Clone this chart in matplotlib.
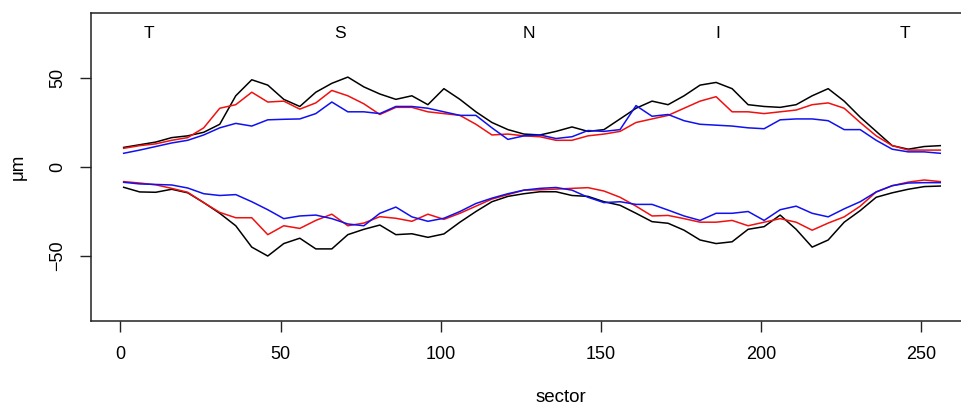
#!/usr/bin/env python3
"""TSNIT thickness profile: superior/inferior boundaries for three groups."""

import matplotlib

matplotlib.use("Agg")
import matplotlib.pyplot as plt

plt.rcParams["font.family"] = ["Liberation Sans", "DejaVu Sans"]

sector = list(range(1, 257, 5))

sup_black = [11, 12.5, 14, 16.5, 17.5, 19.5, 24, 40, 49, 46, 38, 34, 42, 47, 50.5, 45,
             41, 38, 40, 35, 44, 38, 31, 25, 21, 18.5, 18, 20, 22.5, 20, 21, 27,
             33, 37, 35, 40, 46, 47.5, 44, 35, 34, 33.5, 35, 40, 44, 37, 28, 20,
             12, 10, 11.5, 12]
sup_red = [10.5, 12, 13, 15, 16.5, 22, 33, 35, 42, 36.5, 37, 32.5, 36, 43, 40, 35.5,
           29.5, 33.5, 33.5, 31, 30, 29, 24, 18, 18.5, 17.5, 17, 15, 15, 17.5, 18.5, 20,
           25, 27, 29, 33, 37, 39.5, 31, 31, 30, 31, 32, 35, 36, 33, 25, 17.5,
           12, 9.5, 9.5, 9.5]
sup_blue = [7.7, 9.5, 11.5, 13.5, 15, 18, 22, 24.5, 23, 26.5, 26.8, 27, 30, 36.5, 31, 31,
            30, 34, 34, 33, 31, 29, 29, 22, 15.5, 17.5, 18, 16, 17, 20.5, 20, 21,
            34.5, 28.5, 29.5, 26, 24, 23.5, 23, 22, 21.5, 26.5, 27, 27, 26, 21, 21, 15,
            10, 8.5, 8.5, 7.7]

inf_black = [-11.4, -14, -14.2, -12.5, -14.5, -20, -26, -33, -45, -50, -43, -40, -46, -46,
             -38, -35, -32.6, -38, -37.5, -39.5, -37.6, -31, -25, -19.5, -16.5, -15,
             -13.9, -13.9, -16, -16.5, -19.5, -21.5, -26, -30.7, -31.6, -35.5, -41, -43,
             -42, -35, -33.5, -27, -35, -45, -41, -31, -24.5, -17, -14.5, -12.5, -11,
             -10.7]
inf_red = [-8.2, -9, -10, -12, -14.2, -20, -25.5, -28.5, -28.5, -38, -33, -34.5, -30,
           -26.5, -33, -31.5, -27.9, -28.8, -30.5, -26.5, -29.4, -26, -22, -18, -15.5,
           -13, -12.8, -12.4, -12, -11.6, -13.5, -17, -22, -27.5, -27.2, -29, -31, -31,
           -30, -33, -31, -29, -31, -35.5, -31.5, -28, -22, -14, -10.5, -8.5, -7.3, -8.2]
inf_blue = [-8.6, -9.5, -9.8, -10.1, -11.8, -15, -16, -15.5, -19.5, -24, -29, -27.5, -27,
            -29, -32, -33, -26, -22.5, -28, -30.5, -28.8, -25, -20.5, -17.5, -15, -13,
            -12, -11.5, -13, -17, -20, -19.5, -21, -21, -24.2, -27.5, -30, -26, -26, -25,
            -30, -24, -22, -26, -28, -23.5, -19.5, -14, -10.5, -9, -8.8, -8.8]

region_labels = ["T", "S", "N", "I", "T"]
region_pos = [9, 68.5, 127.5, 186.5, 245]


def main():
    fig = plt.figure(figsize=(9.61, 4.05), dpi=100)
    # the right edge of the plot box runs past the figure, as in the source
    ax = fig.add_axes([0.0947, 0.2074, 0.9177, 0.7605])

    series = [
        (sup_black, "black"), (sup_red, "#f01010"), (sup_blue, "#1010f0"),
        (inf_black, "black"), (inf_red, "#f01010"), (inf_blue, "#1010f0"),
    ]
    for values, color in series:
        ax.plot(sector, values, color=color, linewidth=1.1)

    for x, label in zip(region_pos, region_labels):
        ax.text(x, 75, label, ha="center", va="center", fontsize=12.5)

    ax.set_xlim(-9.2, 266.2)
    ax.set_ylim(-86.5, 86.5)
    ax.set_xticks([0, 50, 100, 150, 200, 250])
    ax.set_yticks([-50, 0, 50])
    ax.tick_params(length=8, width=1, pad=10, labelsize=13, color="#222222")
    for lab in ax.get_yticklabels():
        lab.set_rotation(90)
        lab.set_va("center")
    for side in ("top", "left", "bottom"):
        ax.spines[side].set_linewidth(1.1)
        ax.spines[side].set_color("#222222")
    ax.spines["right"].set_visible(False)

    fig.text(561 / 961, 8 / 405, "sector", ha="center", va="center", fontsize=13.5)
    fig.text(18 / 961, 1 - 167 / 405, "μm", ha="center", va="center", rotation=90, fontsize=13.5)

    fig.savefig("out.png", dpi=100)
    plt.close(fig)


if __name__ == "__main__":
    main()
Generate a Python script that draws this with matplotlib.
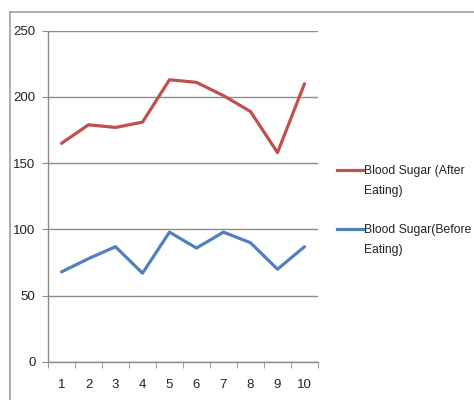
import matplotlib
matplotlib.use("Agg")
import matplotlib.pyplot as plt
from matplotlib.lines import Line2D
import numpy as np

days = [1, 2, 3, 4, 5, 6, 7, 8, 9, 10]
after_eating = [165, 179, 177, 181, 213, 211, 201, 189, 158, 210]
before_eating = [68, 78, 87, 67, 98, 86, 98, 90, 70, 87]
series_labels = ["Blood Sugar (After\nEating)", "Blood Sugar(Before\nEating)"]
y_ticks = [0, 50, 100, 150, 200, 250]

RED = "#C0504D"
BLUE = "#4F81BD"
GRID = "#8C8C8C"
FONT = "Liberation Sans"

W, H = 474, 400
fig = plt.figure(figsize=(W / 100, H / 100), dpi=100)
ax = fig.add_axes([48 / W, (H - 362) / H, (318 - 48) / W, (362 - 30.7) / H])

ax.plot(days, after_eating, color=RED, lw=2.3, solid_capstyle="round", solid_joinstyle="round")
ax.plot(days, before_eating, color=BLUE, lw=2.3, solid_capstyle="round", solid_joinstyle="round")

ax.set_xlim(0.5, 10.5)
ax.set_ylim(0, 250)
ax.set_yticks(y_ticks)
ax.set_yticklabels([str(v) for v in y_ticks], fontsize=9.5, family=FONT, color="#222222")
ax.set_xticks(days)
ax.set_xticklabels([str(d) for d in days], fontsize=9.5, family=FONT, color="#222222")
ax.set_xticks(np.arange(0.5, 11.0, 1.0), minor=True)
ax.tick_params(axis="x", which="major", length=0, pad=12)
ax.tick_params(axis="x", which="minor", length=4, color=GRID, direction="out")
ax.tick_params(axis="y", length=4, color=GRID, direction="out", pad=5)
ax.yaxis.grid(True, color=GRID, lw=1)
ax.set_axisbelow(True)
for s in ["top", "right"]:
    ax.spines[s].set_visible(False)
for s in ["left", "bottom"]:
    ax.spines[s].set_color(GRID)
    ax.spines[s].set_linewidth(1)

# chart border (cropped on right/bottom)
fig.add_artist(Line2D([9.5 / W, 1.0], [1 - 12 / H, 1 - 12 / H], color="#A0A0A0", lw=1.2, transform=fig.transFigure))
fig.add_artist(Line2D([9.5 / W, 9.5 / W], [0, 1 - 12 / H], color="#A0A0A0", lw=1.2, transform=fig.transFigure))

# legend
for label, color, ypix in [(series_labels[0], RED, 170), (series_labels[1], BLUE, 229)]:
    fig.add_artist(Line2D([337 / W, 363 / W], [1 - ypix / H, 1 - ypix / H], color=color, lw=2.3, transform=fig.transFigure))
    fig.text(364 / W, 1 - (ypix - 5) / H, label, fontsize=8.7, family=FONT, color="#222222",
             va="top", ha="left", linespacing=1.85)

fig.savefig("out.png", dpi=100, facecolor="white")
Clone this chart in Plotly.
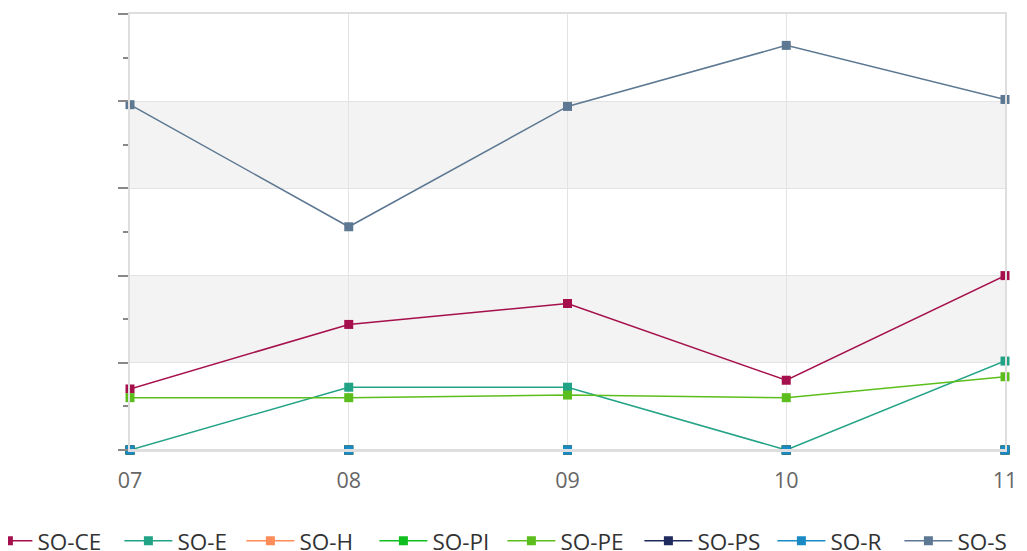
import plotly.graph_objects as go

# x categories (months)
months = ["07", "08", "09", "10", "11"]

# series values
so_ce = [3.5, 7.2, 8.4, 4.0, 10.0]
so_e = [0, 3.6, 3.6, 0, 5.1]
so_h = [0, 0, 0, 0, 0]
so_pi = [0, 0, 0, 0, 0]
so_pe = [3.0, 3.0, 3.15, 3.0, 4.2]
so_ps = [0, 0, 0, 0, 0]
so_r = [0, 0, 0, 0, 0]
so_s = [19.8, 12.8, 19.7, 23.2, 20.1]

# name, values, colour, legend entry width
series = [
    ("SO-CE", so_ce, "#a50f4b", 77),
    ("SO-E", so_e, "#22a386", 59),
    ("SO-H", so_h, "#fc8d59", 70),
    ("SO-PI", so_pi, "#0fbf1f", 65),
    ("SO-PE", so_pe, "#5cbe1c", 74),
    ("SO-PS", so_ps, "#1f2a5e", 70),
    ("SO-R", so_r, "#1a8ac4", 64),
    ("SO-S", so_s, "#5d7892", 90),
]

# the chart is wider than the window; the plot sits in the left part
fig_w = 1100
plot_l = 122
plot_w = 875
paper_w = fig_w - plot_l

fig = go.Figure()

# alternating grey bands
for y0, y1 in [(5, 10), (15, 20)]:
    fig.add_shape(type="rect", xref="x domain", yref="y", x0=0, x1=1, y0=y0, y1=y1,
                  fillcolor="#f3f3f3", line_width=0, layer="below")

for name, vals, color, lw in series:
    fig.add_trace(go.Scatter(
        x=months, y=vals, name=name, mode="lines+markers",
        line=dict(color=color, width=1.5),
        marker=dict(symbol="square", size=9, color=color),
        cliponaxis=False, legendwidth=lw,
    ))

# base line drawn over the series, as in the original
fig.add_shape(type="line", xref="x domain", yref="y", x0=0, x1=1, y0=0, y1=0,
              line=dict(color="#dedede", width=2), layer="above")

fig.update_layout(
    width=fig_w, height=551,
    margin=dict(l=plot_l, r=0, t=6, b=109, autoexpand=False),
    plot_bgcolor="white", paper_bgcolor="white",
    font=dict(family="Open Sans", size=22, color="#333"),
    showlegend=True,
    legend=dict(orientation="h", x=-0.154, xanchor="left", y=-0.209, yanchor="middle",
                itemwidth=48, font=dict(size=22.5, color="#333")),
    xaxis=dict(domain=[0, plot_w / paper_w], range=[0, 4],
               showgrid=True, gridcolor="#e3e3e3", gridwidth=1,
               showline=True, linecolor="#dedede", linewidth=1.5, mirror=True,
               zeroline=False, layer="above traces",
               ticks="", ticklabelstandoff=10,
               tickfont=dict(size=21.5, color="#666")),
    yaxis=dict(range=[0, 25], dtick=5, showgrid=True, gridcolor="#e3e3e3",
               showline=True, linecolor="#dedede", linewidth=1.5, mirror=True,
               zeroline=False, showticklabels=False, layer="above traces",
               ticks="outside", ticklen=10, tickcolor="#888", tickwidth=1.5,
               minor=dict(dtick=2.5, ticks="outside", ticklen=5, tickcolor="#888",
                          showgrid=False)),
)

fig.write_html("out.html")
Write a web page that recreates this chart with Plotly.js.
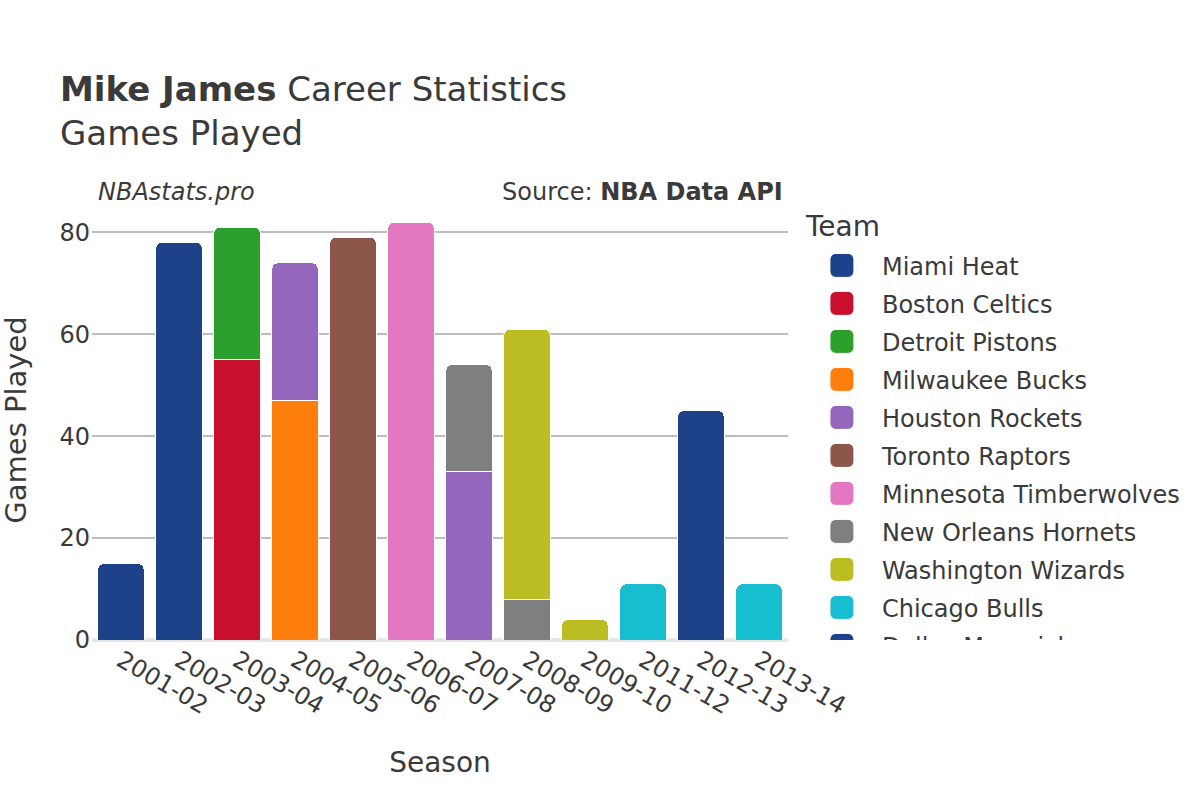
<!DOCTYPE html>
<html>
<head>
<meta charset="utf-8">
<script src="https://cdn.plot.ly/plotly-3.0.1.min.js"></script>
<style>
html,body{margin:0;padding:0;background:#fff;overflow:hidden;}
#wrap{width:1200px;height:800px;}
#chart{width:600px;height:400px;transform:scale(2);transform-origin:0 0;}
</style>
</head>
<body>
<div id="wrap"><div id="chart"></div></div>
<script>
const seasons = ["2001-02","2002-03","2003-04","2004-05","2005-06","2006-07","2007-08","2008-09","2009-10","2011-12","2012-13","2013-14"];
const teams = ["Miami Heat","Boston Celtics","Detroit Pistons","Milwaukee Bucks","Houston Rockets","Toronto Raptors","Minnesota Timberwolves","New Orleans Hornets","Washington Wizards","Chicago Bulls","Dallas Mavericks"];
const teamColors = ["#1D428A","#C8102E","#2CA02C","#FF7F0E","#9467BD","#8C564B","#E377C2","#7F7F7F","#BCBD22","#17BECF","#1D428A"];
// games played per team, one value per season (null = did not play for that team)
const miamiHeat      = [15, 78, null, null, null, null, null, null, null, null, null, null];
const bostonCeltics  = [null, null, 55, null, null, null, null, null, null, null, null, null];
const detroitPistons = [null, null, 26, null, null, null, null, null, null, null, null, null];
const milwaukeeBucks = [null, null, null, 47, null, null, null, null, null, null, null, null];
const houstonRockets = [null, null, null, 27, null, null, 33, null, null, null, null, null];
const torontoRaptors = [null, null, null, null, 79, null, null, null, null, null, null, null];
const minnesotaTW    = [null, null, null, null, null, 82, null, null, null, null, null, null];
const neworleansH    = [null, null, null, null, null, null, 21, 8, null, null, null, null];
const washingtonW    = [null, null, null, null, null, null, null, 53, 4, null, null, null];
const chicagoBulls   = [null, null, null, null, null, null, null, null, null, 11, null, 11];
const dallasMavs     = [null, null, null, null, null, null, null, null, null, null, 45, null];
const teamValues = [miamiHeat, bostonCeltics, detroitPistons, milwaukeeBucks, houstonRockets, torontoRaptors, minnesotaTW, neworleansH, washingtonW, chicagoBulls, dallasMavs];

const font = "DejaVu Sans, sans-serif";
const txt = "#3a3a3a";

const traces = teams.map((t, i) => {
  const xs = [], ys = [];
  teamValues[i].forEach((v, j) => { if (v !== null) { xs.push(seasons[j]); ys.push(v); } });
  return {
    type: "bar", name: t, x: xs, y: ys,
    marker: { color: teamColors[i], line: { color: "#ffffff", width: 0.5 } },
    hovertemplate: "%{x}: %{y}<extra>" + t + "</extra>"
  };
});

const layout = {
  width: 600, height: 400,
  barmode: "stack",
  bargap: 0.2,
  barcornerradius: 3,
  paper_bgcolor: "#ffffff",
  plot_bgcolor: "#ffffff",
  font: { family: font, color: txt, size: 12 },
  margin: { l: 46, r: 206, t: 100, b: 80, autoexpand: false },
  title: {
    text: "<b>Mike James</b> Career Statistics<br>Games Played",
    font: { family: font, size: 17, color: txt },
    x: 0.05, xanchor: "left", xref: "container",
    y: 0.8735, yanchor: "top", yref: "container"
  },
  xaxis: {
    type: "category",
    categoryorder: "array", categoryarray: seasons,
    tickangle: 30,
    tickfont: { size: 12, color: txt },
    title: { text: "Season", font: { size: 14, color: txt }, standoff: 17 },
    showgrid: false,
    showline: false,
    zeroline: false
  },
  yaxis: {
    title: { text: "Games Played", font: { size: 14.5, color: txt }, standoff: 13 },
    tickfont: { size: 12, color: txt },
    gridcolor: "#bdbdbd",
    gridwidth: 1,
    zeroline: true, zerolinecolor: "#e6e6e6", zerolinewidth: 2,
    dtick: 20,
    rangemode: "tozero"
  },
  legend: {
    title: { text: "Team", font: { size: 14, color: txt } },
    font: { size: 12, color: txt },
    traceorder: "normal",
    x: 1.02, xanchor: "left", y: 1, yanchor: "top"
  },
  annotations: [
    { text: "<i>NBAstats.pro</i>", xref: "paper", yref: "paper", x: 0.003, y: 1.018, xanchor: "left", yanchor: "middle", showarrow: false, font: { size: 12, color: txt } },
    { text: "Source: <b>NBA Data API</b>", xref: "paper", yref: "paper", x: 0.997, y: 1.018, xanchor: "right", yanchor: "middle", showarrow: false, font: { size: 12, color: txt } }
  ],
  showlegend: true
};

Plotly.newPlot("chart", traces, layout, { displayModeBar: false, responsive: false, staticPlot: true });
</script>
</body>
</html>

########################################

SET TASK:
The images in the entries above should be left out; please reproduce exactly the lines from the first through the one containing "sector = list(range(1, 257, 5))".

PROBLEM SOLUTION:
Clone this chart in matplotlib.
#!/usr/bin/env python3
"""TSNIT thickness profile: superior/inferior boundaries for three groups."""

import matplotlib

matplotlib.use("Agg")
import matplotlib.pyplot as plt

plt.rcParams["font.family"] = ["Liberation Sans", "DejaVu Sans"]

sector = list(range(1, 257, 5))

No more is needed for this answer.